Joseph Buttinger, "Am Beispiel Österreichs – ein geschichtlicher Beitrag zur Krise der sozialistischen Bewegung", Verlag für Politik und Wirtschaft, Köln 1953.
Nota. - Als journalistisches Schlagwort mag der Ausdruck Austrofaschismus hingehen. Aber als analytischer Begriff zum wissenschaftlichen Gebrauch taugt er nicht. Es war nicht die kleinbürgerlich-radikale Heimwehr, die als Massenbewegung Dollfuß an die Macht gespült hätte, sondern Dollfuß, der die militante, aber marginale Heimwehr als Vaterländische Front kooptierte und mit kirchlichem Segen zu seiner Massenbasis ausbaute. Die eigentliche Zerschlagung der Arbeiterbewegung geschah 1934 weniger durch die Heimwehr als durch das Bundesheer, nachdem der sozialistische Republikanische Schutzbund sich zu einem aussichtslosen Aufstand hatte provozieren lassen.
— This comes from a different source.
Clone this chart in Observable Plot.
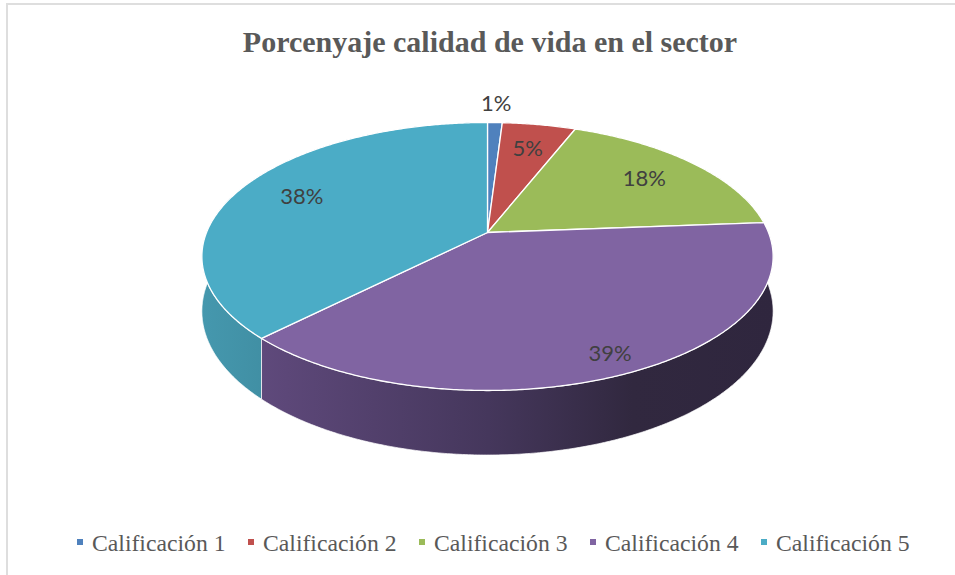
<!DOCTYPE html>
<html><head><meta charset="utf-8">
<script src="https://cdn.jsdelivr.net/npm/d3@7"></script>
<script src="https://cdn.jsdelivr.net/npm/@observablehq/plot@0.6"></script>
<style>
body{margin:0;background:#fff;}
#wrap{position:relative;width:955px;height:575px;overflow:hidden;background:#fff;}
#frame{position:absolute;left:6px;top:3px;width:1000px;height:1000px;border-left:2px solid #dedede;border-top:2px solid #dedede;}
#title{position:absolute;left:0;top:25px;width:980px;text-align:center;font:bold 30px "Liberation Serif","Times New Roman",serif;line-height:33px;color:#595959;white-space:nowrap;}
#chart{position:absolute;left:0;top:0;}
.lg{position:absolute;top:530px;font:23.7px "Liberation Serif","Times New Roman",serif;line-height:27px;color:#595959;white-space:nowrap;}
.lg i{position:absolute;left:0;top:9px;width:6px;height:6px;}
.lg span{position:absolute;left:15px;top:0;}
</style></head>
<body><div id="wrap"><div id="frame"></div><div id="chart"></div><div id="title">Porcenyaje calidad de vida en el sector</div></div>
<script>
const categories = ["Calificación 1","Calificación 2","Calificación 3","Calificación 4","Calificación 5"];
const values = [1, 5, 18, 39, 38];
const labels = ["1%","5%","18%","39%","38%"];
const topColors = ["#4F81BD","#C0504D","#9BBB59","#8064A2","#4BACC6"];
const wallStops = [
  [["0","#4a76ad"],["1","#1f3552"]],
  [["0","#b04a47"],["1","#552222"]],
  [["0","#8eab52"],["1","#445526"]],
  [["0","#664f84"],["0.15","#5c4778"],["0.5","#45375c"],["0.75","#31283f"],["1","#2f263e"]],
  [["0","#4598ae"],["1","#1d4752"]]
];

const W = 955, H = 575;
// perspective-projected disk layout
const CX = 487, CY = 232, A = 281, B = 129.7, K = 0.179, D = 53;
const X0 = 200, X1 = 776;
function proj(t, f = 1) {
  const u = f * Math.sin(t), v = f * Math.cos(t), w = 1 + K * v;
  return [CX + A * u / w, CY - B * v / w, w];
}
const total = d3.sum(values);
let acc = 0;
const slices = values.map((v, i) => {
  const a0 = acc / total * 2 * Math.PI; acc += v;
  const a1 = acc / total * 2 * Math.PI;
  return {i, a0, a1, mid: (a0 + a1) / 2};
});
function arc(a0, a1) {
  const n = Math.max(2, Math.ceil((a1 - a0) / (Math.PI / 360)));
  return d3.range(n + 1).map(k => a0 + (a1 - a0) * k / n);
}
function topPts(s) {
  const pts = [{x: CX, y: CY}];
  for (const t of arc(s.a0, s.a1)) { const p = proj(t); pts.push({x: p[0], y: p[1]}); }
  pts.push({x: CX, y: CY});
  return pts;
}
function wallPts(s) {
  const ts = arc(s.a0, s.a1);
  const pts = ts.map(t => { const p = proj(t); return {x: p[0], y: p[1]}; });
  for (const t of ts.slice().reverse()) { const p = proj(t); pts.push({x: p[0], y: p[1] + D / p[2]}); }
  pts.push(pts[0]);
  return pts;
}
// back-to-front ordering of the walls
const wallOrder = slices.slice().sort((a, b) => {
  const na = d3.min(arc(a.a0, a.a1), t => Math.cos(t));
  const nb = d3.min(arc(b.a0, b.a1), t => Math.cos(t));
  return nb - na;
});
const labelData = slices.map(s => {
  const pct = values[s.i] / total;
  const c = Math.cos(s.mid);
  const f = pct < 0.03 ? 1.2 : 0.75 + 0.15 * Math.max(0, -c);
  const p = proj(s.mid, f);
  return {x: p[0], y: p[1], text: labels[s.i]};
});

const defsMark = () => {
  const defs = d3.create("svg:defs");
  wallStops.forEach((stops, i) => {
    const g = defs.append("linearGradient").attr("id", "wall" + i)
      .attr("gradientUnits", "userSpaceOnUse").attr("x1", X0).attr("x2", X1).attr("y1", 0).attr("y2", 0);
    stops.forEach(([o, c]) => g.append("stop").attr("offset", o).attr("stop-color", c));
  });
  return defs.node();
};

const marks = [defsMark];
for (const s of wallOrder) {
  marks.push(Plot.line(wallPts(s), {x: "x", y: "y", fill: `url(#wall${s.i})`, stroke: "#ffffff", strokeOpacity: 0.7, strokeWidth: 1, strokeLinejoin: "round"}));
}
for (const s of slices) {
  marks.push(Plot.line(topPts(s), {x: "x", y: "y", fill: topColors[s.i], stroke: "#ffffff", strokeWidth: 1.3, strokeLinejoin: "round"}));
}
marks.push(Plot.text(labelData, {x: "x", y: "y", text: "text", fill: "#404040", fontSize: 22, fontFamily: "Lato, 'Noto Sans', sans-serif", textAnchor: "middle", lineAnchor: "middle"}));

const chart = Plot.plot({
  width: W, height: H, margin: 0,
  x: {domain: [0, W], range: [0, W], axis: null},
  y: {domain: [0, H], range: [0, H], axis: null},
  style: {background: "transparent", overflow: "visible"},
  marks
});
document.getElementById("chart").appendChild(chart);

const wrap = document.getElementById("wrap");
categories.forEach((c, i) => {
  const d = document.createElement("div");
  d.className = "lg";
  d.style.left = (77 + i * 171) + "px";
  d.innerHTML = `<i style="background:${topColors[i]}"></i><span>${c}</span>`;
  wrap.appendChild(d);
});
</script></body></html>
Faschismus war eine Erscheinung zwischen den Weltkriegen, die nach dem Versagen der Arbeiterbewegung die verwaisten revolutionären Energien als Generalmobilmachung für den Krieg nach außen umlenkte. General- mobilmachung verlangt nach totalitären Formen, das verbindet die Herrschaftsgebilde Hitlers und Mussolinis mit dem Stalinismus. Ohne Blick auf den heraufziehenden Zweiten Weltkrieg ist der Faschismus enbensowenig zu verstehen wie das Stalinregime.
Dies alles trifft weder für das Dollfuß- noch später für das Schuschnigg-Regime zu, die waren beide im eiminenten Sinn konservativ, nämlich defensiv. Nicht einmal rhetorisch gaben sie sich offensiv, sie waren Stillstand und Rückschritt.